A century-old discovery
With a little help from man’s best friend, 11-year-old Mason Robinson unearthed a century-old war medal from the yard at his home in east Medford.
The discovery also unearthed some little-known history about the family’s home, and provided some fun lessons on geology of the area, known prior to the 1960s as Buckshot Hill.
Mason and his dog found the World War I Victory Medal, adorned with a winged Victory, the words “The Great War For Civilization,” and 14 countries, while playing in his backyard.
Mason’s mom, Asia Robinson, posted on social media to gather clues and share the discovery.
“A few days ago Mason brings in this little old medal. We washed it and I looked it up on Google using key words/images on it. Come to find out it’s a victory medal from The WW1 War for Civilization. They were produced in 1914-1919.”
The medal was designed by James Earle Fraser under the Commission of Fine Arts. It was originally intended to be established by an act of Congress, but a bill authorizing the medal never passed, leaving the military departments to establish it through general orders instead.
The War Department published orders in April 1919, and the Navy in June of the same year.
The century-old chunk of metal was found, Robinson said, when the family Rottweiler, Stella, a.k.a. “The Digger,” practiced her weekly ritual of inspecting mole and gopher holes on the family’s property.
“I initially thought it was closer to our garden, but it was actually next to this big hole that our Rottweiler must’ve dug,” she said. “When the moles come up in the yard, she’ll put her nose in the hole and then she’ll start digging right next to it.
“I’m sure it was buried and she brought it up with her digging. We’re in that backyard all the time, every day, and we hadn’t seen it before.”
Robinson, who purchased the property with her husband, Evan, in 2012, said she had fun looking up the medal and was in disbelief it had possibly been in the ground for more than a half-century.
The area along McAndrews Road was known historically as Buckshot Hill, named for the buckshot-sized pieces of gravel found throughout the area, according to Medford historian Ben Truwe. Before it was officially named McAndrews Road, the lane running east and west near the foothills of Medford was dubbed Buckshot Road.

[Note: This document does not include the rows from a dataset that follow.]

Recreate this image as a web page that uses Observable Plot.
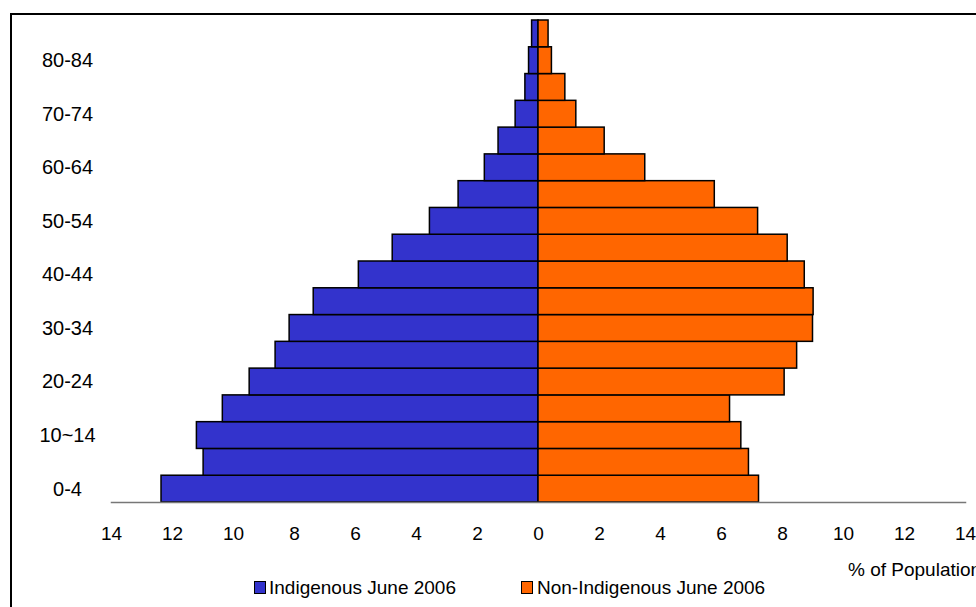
<!DOCTYPE html>
<html>
<head>
<meta charset="utf-8">
<script src="https://cdn.jsdelivr.net/npm/d3@7"></script>
<script src="https://cdn.jsdelivr.net/npm/@observablehq/plot@0.6"></script>
<style>
  html, body { margin: 0; padding: 0; background: #fff; }
  #wrap { position: relative; width: 976px; height: 607px; overflow: hidden; font-family: "Liberation Sans", Arial, sans-serif; }
  #border { position: absolute; left: 10px; top: 13px; width: 980px; height: 600px; border-left: 2.5px solid #000; border-top: 2.5px solid #000; }
  #chart { position: absolute; left: 0; top: 0; }
  .lbl { position: absolute; font-size: 19px; color: #000; white-space: nowrap; line-height: 1; }
  .sw { position: absolute; width: 10px; height: 11px; border: 1px solid #000; }
</style>
</head>
<body>
<div id="wrap">
  <div id="border"></div>
  <div id="chart"></div>
  <div class="lbl" id="xlabel" style="left:848px; top:560px;"></div>
  <div class="sw" id="sw0" style="left:254px; top:581px;"></div>
  <div class="lbl" id="leg0" style="left:269px; top:578px;"></div>
  <div class="sw" id="sw1" style="left:521px; top:581px;"></div>
  <div class="lbl" id="leg1" style="left:537px; top:578px;"></div>
</div>
<script>
const ages = ["0-4","5-9","10~14","15-19","20-24","25-29","30-34","35-39","40-44","45-49","50-54","55-59","60-64","65-69","70-74","75-79","80-84","85+"];
const indigenous = [12.36,10.98,11.2,10.35,9.47,8.62,8.16,7.37,5.89,4.78,3.56,2.62,1.76,1.31,0.75,0.43,0.31,0.21];
const nonIndigenous = [7.23,6.9,6.65,6.28,8.07,8.48,9.0,9.02,8.73,8.17,7.2,5.78,3.5,2.17,1.24,0.88,0.44,0.33];
const seriesNames = ["Indigenous June 2006", "Non-Indigenous June 2006"];
const seriesColors = ["#3333CC", "#FF6600"];
const yTickLabels = ["0-4","10~14","20-24","30-34","40-44","50-54","60-64","70-74","80-84"];
const xTicks = [-14,-12,-10,-8,-6,-4,-2,0,2,4,6,8,10,12,14];
const xLabel = "% of Population";

const rows = [];
ages.forEach((a, i) => {
  rows.push({age: a, v: -indigenous[i], s: seriesNames[0]});
  rows.push({age: a, v: nonIndigenous[i], s: seriesNames[1]});
});

const chart = Plot.plot({
  width: 976,
  height: 560,
  marginLeft: 111,
  marginRight: 11,
  marginTop: 20,
  marginBottom: 58,
  style: {fontFamily: '"Liberation Sans", Arial, sans-serif', fontSize: "19px", color: "#000", background: "transparent"},
  x: {domain: [-14, 14]},
  y: {domain: ages.slice().reverse(), padding: 0, round: false},
  color: {domain: seriesNames, range: seriesColors},
  marks: [
    Plot.barX(rows, {x1: d => 0, x2: "v", y: "age", fill: "s", stroke: "#000", strokeWidth: 1.5}),
    Plot.frame({anchor: "bottom", stroke: "#777", strokeWidth: 1.5}),
    Plot.axisX({ticks: xTicks, tickFormat: d => Math.abs(d), tickSize: 0, tickPadding: 24, label: null, fontSize: 19}),
    Plot.axisY({ticks: yTickLabels, tickSize: 0, tickPadding: 44, textAnchor: "middle", label: null, fontSize: 20})
  ]
});
document.getElementById("chart").appendChild(chart);
document.getElementById("xlabel").textContent = xLabel;
document.getElementById("leg0").textContent = seriesNames[0];
document.getElementById("leg1").textContent = seriesNames[1];
document.getElementById("sw0").style.background = seriesColors[0];
document.getElementById("sw1").style.background = seriesColors[1];
</script>
</body>
</html>
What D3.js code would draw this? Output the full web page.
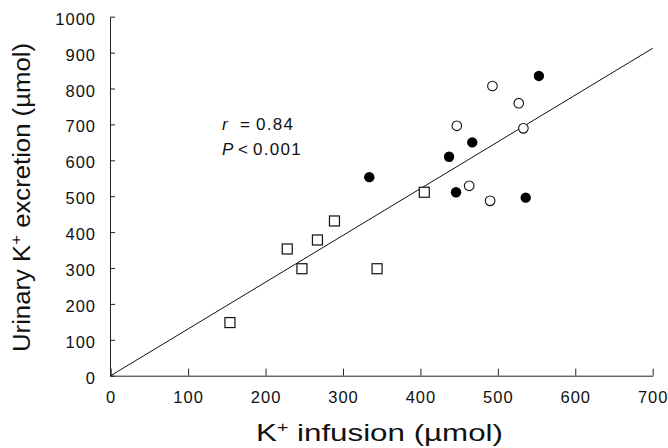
<!DOCTYPE html>
<html>
<head>
<meta charset="utf-8">
<script src="https://cdn.jsdelivr.net/npm/d3@7/dist/d3.min.js"></script>
<style>
  html, body { margin: 0; padding: 0; background: #fff; }
  svg { display: block; font-family: "Liberation Sans", Arial, Helvetica, sans-serif; }
</style>
</head>
<body>
<svg id="chart" width="668" height="448"></svg>
<script>
// ---- data ----
const xTicks = [0, 100, 200, 300, 400, 500, 600, 700];
const yTicks = [0, 100, 200, 300, 400, 500, 600, 700, 800, 900, 1000];

// open squares
const squareX = [154, 228, 247, 267, 289, 344, 405];
const squareY = [148, 353, 298, 378, 431, 298, 511];

// filled circles
const filledX = [334, 437, 467, 446, 536, 553];
const filledY = [553, 610, 650, 511, 496, 835];

// open circles
const openX = [493, 447, 527, 533, 463, 490];
const openY = [807, 696, 759, 689, 529, 487];

// regression line endpoints (through origin)
const lineX = [0, 700];
const lineY = [0, 912];

const statR = "0.84";
const statP = "0.001";

// ---- drawing ----
const svg = d3.select("#chart");
const x = d3.scaleLinear().domain([0, 700]).range([110.7, 652.7]);
const y = d3.scaleLinear().domain([0, 1000]).range([375.7, 16.7]);

const tickFont = 16.5;
const fmt = d3.format("d");

// x axis
const gx = svg.append("g")
  .attr("transform", `translate(0,${y(0)})`)
  .call(d3.axisBottom(x).tickValues(xTicks).tickFormat(fmt).tickSizeInner(-7).tickSizeOuter(0).tickPadding(16));
gx.select(".domain").attr("stroke", "#222");
gx.selectAll(".tick line").attr("stroke", "#222");
gx.selectAll(".tick text")
  .attr("font-size", tickFont).attr("fill", "#111")
  .attr("font-family", "Liberation Sans, Arial, sans-serif")
  .style("letter-spacing", "1px");

// y axis
const gy = svg.append("g")
  .attr("transform", `translate(${x(0) - 0.7},0)`)
  .call(d3.axisLeft(y).tickValues(yTicks).tickFormat(fmt).tickSizeInner(-5).tickSizeOuter(0).tickPadding(14));
gy.select(".domain").attr("stroke", "#222");
gy.selectAll(".tick line").attr("stroke", "#222");
gy.selectAll(".tick text")
  .attr("font-size", tickFont).attr("fill", "#111")
  .attr("font-family", "Liberation Sans, Arial, sans-serif")
  .attr("dy", "0.46em")
  .style("letter-spacing", "1px");

// regression line
svg.append("line")
  .attr("x1", x(lineX[0])).attr("y1", y(lineY[0]))
  .attr("x2", x(lineX[1])).attr("y2", y(lineY[1]))
  .attr("stroke", "#111").attr("stroke-width", 1);

// squares
const sq = 10;
svg.append("g").selectAll("rect")
  .data(squareX.map((d, i) => [d, squareY[i]]))
  .join("rect")
  .attr("x", d => x(d[0]) - sq / 2).attr("y", d => y(d[1]) - sq / 2)
  .attr("width", sq).attr("height", sq)
  .attr("fill", "#fff").attr("stroke", "#111").attr("stroke-width", 1.2);

// filled circles
svg.append("g").selectAll("circle")
  .data(filledX.map((d, i) => [d, filledY[i]]))
  .join("circle")
  .attr("cx", d => x(d[0])).attr("cy", d => y(d[1])).attr("r", 5.2)
  .attr("fill", "#000");

// open circles
svg.append("g").selectAll("circle")
  .data(openX.map((d, i) => [d, openY[i]]))
  .join("circle")
  .attr("cx", d => x(d[0])).attr("cy", d => y(d[1])).attr("r", 4.8)
  .attr("fill", "#fff").attr("stroke", "#111").attr("stroke-width", 1.1);

// annotation
const ann = svg.append("g").attr("font-size", 17).attr("fill", "#111");
const t1 = ann.append("text").attr("y", 129.5);
t1.append("tspan").attr("x", 222).attr("font-style", "italic").text("r");
t1.append("tspan").attr("x", 240).text("=");
t1.append("tspan").attr("x", 256).style("letter-spacing", "1.3px").text(statR);
const t2 = ann.append("text").attr("y", 155);
t2.append("tspan").attr("x", 222).attr("font-style", "italic").text("P");
t2.append("tspan").attr("x", 238).text("<");
t2.append("tspan").attr("x", 253).style("letter-spacing", "1.3px").text(statP);

// x title
const xt = svg.append("text")
  .attr("x", 379.5).attr("y", 441)
  .attr("text-anchor", "middle")
  .attr("font-size", 24).attr("fill", "#111")
  .attr("textLength", 247).attr("lengthAdjust", "spacingAndGlyphs");
xt.append("tspan").text("K");
xt.append("tspan").attr("font-size", 15).attr("dy", -9).text("+");
xt.append("tspan").attr("dy", 9).text(" infusion (µmol)");

// y title
const yt = svg.append("text")
  .attr("transform", "translate(30,197.5) rotate(-90)")
  .attr("text-anchor", "middle")
  .attr("font-size", 23).attr("fill", "#111")
  .attr("textLength", 309).attr("lengthAdjust", "spacingAndGlyphs");
yt.append("tspan").text("Urinary K");
yt.append("tspan").attr("font-size", 15).attr("dy", -9).text("+");
yt.append("tspan").attr("dy", 9).text(" excretion (µmol)");
</script>
</body>
</html>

A county deed record bearing the name of L.L. Poutre shows a possible sale in 1943 to William L. and Louise E. Bruchman, but chances are more likely a member of the Poutre family lost the recently unearthed trinket.
“It looks like they were made and given out between 1914 and 1919. I got goosebumps when I remembered, about a month and a half ago, these people who pulled into our driveway and were just looking at the house, told us they were the original owners of the land and that the house had been built before the 1920s,” she said.
“This lady was like in her late 80s or even 90. Her story was that they moved there and they built everything by hand and had camped out while building the house. ... Her parents built the house, and she’s almost 90.”
Robinson, who cares for special needs children, said the first property owner did, too.
“The woman said her mother had taken care of children with disabilities, and that was how the mom afforded building the house,” she said.
According to a story in the Dec. 7, 1958, issue of the Mail Tribune, a woman named L.L. Poutre ran a house dubbed the Doll House, then located on Buckshot Road. The home was a residential facility, which prepared severely disabled children for eventual transfer to the now-defunct Fairview Training Center, an asylum for the disabled with a dark and storied past.
Most of the children were said to be under “welfare sponsorship” to cover the $85 per month.
In a March 11, 1954 article in the Mail Tribune, L.L. Poutre wrote a letter to the editor describing, through the eyes of a baby in her care, the horrors at Fairview.
Robinson said it was interesting to learn of the history of her property and the connection to caring for special needs kids.
“When I moved in 12 years ago, I opened an in-home day care. I did that for a few years when I got pregnant with my last kiddo, but I still have a special needs child that I care for all week long,” Robinson said.
Mason Robinson said it was just fun to find something “really old” on his family’s property and to learn about the history of his home.
“When I first found it, I thought it was like an old dollar coin or something until I washed it off and I saw all the letters and design and countries on it,” he said. “I hope we can give it back to the owner or the family of the owner.”
Asia Robinson said she hoped the recent visitors would hear about her discovery and circle back around.
“When they came by, they told us they would come back some day and bring us a book they’d written about building the house and the Depression they went through, and all the 100-year-old trees they took down to build the house,” she said.
“We have found a lot of random things around the house when we were remodeling or working outside. When I dug up an area for my flower bed, we came across super old Hot Wheels and other random stuff you could tell was from a long time ago. It’s neat to think of kids playing in the yard, and it makes me wonder if some of it was from the kids who used to be in the home,” she added.
“We all know how kids will pick up anything and take it outside and just set it down. I wonder if the medal was from the family camping on the property or if it was years later and one of the children of the home were messing with it and took it outside and lost it? We might never know for sure, but it’s fun to think about.”